I'm not sure exactly what you mean by target dependencies, but everything
target dependent has to (by definition) be represented in the LLVM code
already. LLVM makes things like "implicitly passing a pointer when
returning a struct" explicit in the representation, as well as funny ABI
things like passing FP values in integer registers.
Given that this is already handled, translating to GIMPLE should be quite
straight-forward. GIMPLE and LLVM are really quite close to each other:
I've built the LLVM to GIMPLE translator in about 2-3 weeks, and most of
that time has been figuring out target hooks to do the target-specific
lowering correctly.
(A) What bits of LLVM would we be bypassing, and how badly would we
miss them?
A system that used LLVM for the mid-level IR and then converted back to
RTL would enjoy all of the benefits of the LLVM IR (compactness, ease of
manipulation, testability, modularity, etc) but would just not have the
code generator. I see this as a great intermediate point that would be
good for migrating targets if and when desired.

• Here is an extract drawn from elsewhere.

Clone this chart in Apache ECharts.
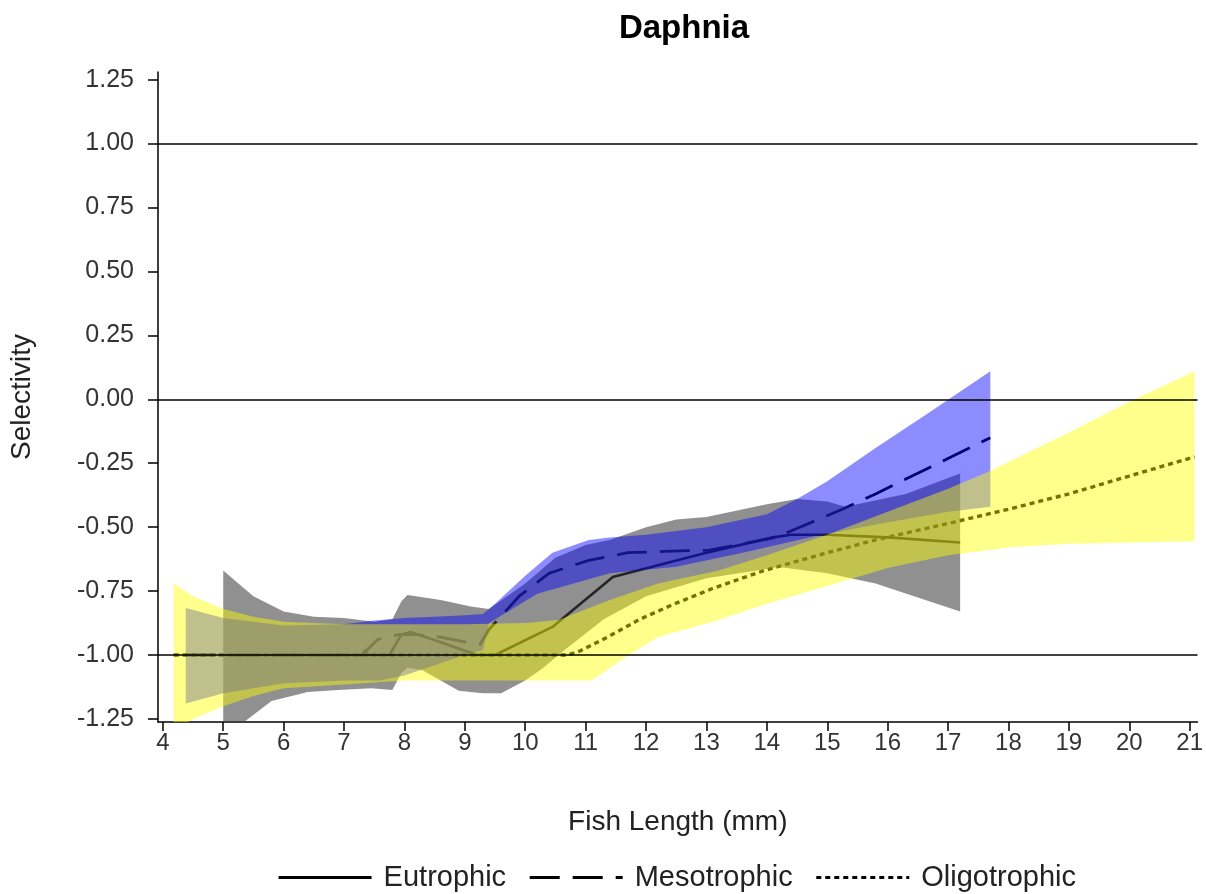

For example, targets that the GCC backend currently serves well could stay
with the RTL backend until the LLVM targets improve (or exist :) ), and
those targets that are better served by the LLVM backend could use it.
One example area where LLVM excels is lowering of code in the backend
(e.g. promoting small values to GPRs for RISC machines, and breaking up
large integer values for targets without 64-bit registers).
(B) What bits of GCC would we be bypassing, and how badly would we miss
them?
Presumably, many of the shiny new tree optimizers. Ow. But GCC was
not in any state to do this sort of surgery a year ago, I think.
Quite true. I'll let others comment about the implications of that.
One very important point is that because GIMPLE and LLVM are very similar
in spirit, optimizers could easily be moved over (just like the LLVM
reassociation pass was moved over to GCC). I assert that the
*implementation* of the LLVM IR is lighter weight than the current
"tree"-based GIMPLE IR (though they are both very close in spirit to each
other), which helps with memory usage and compile times.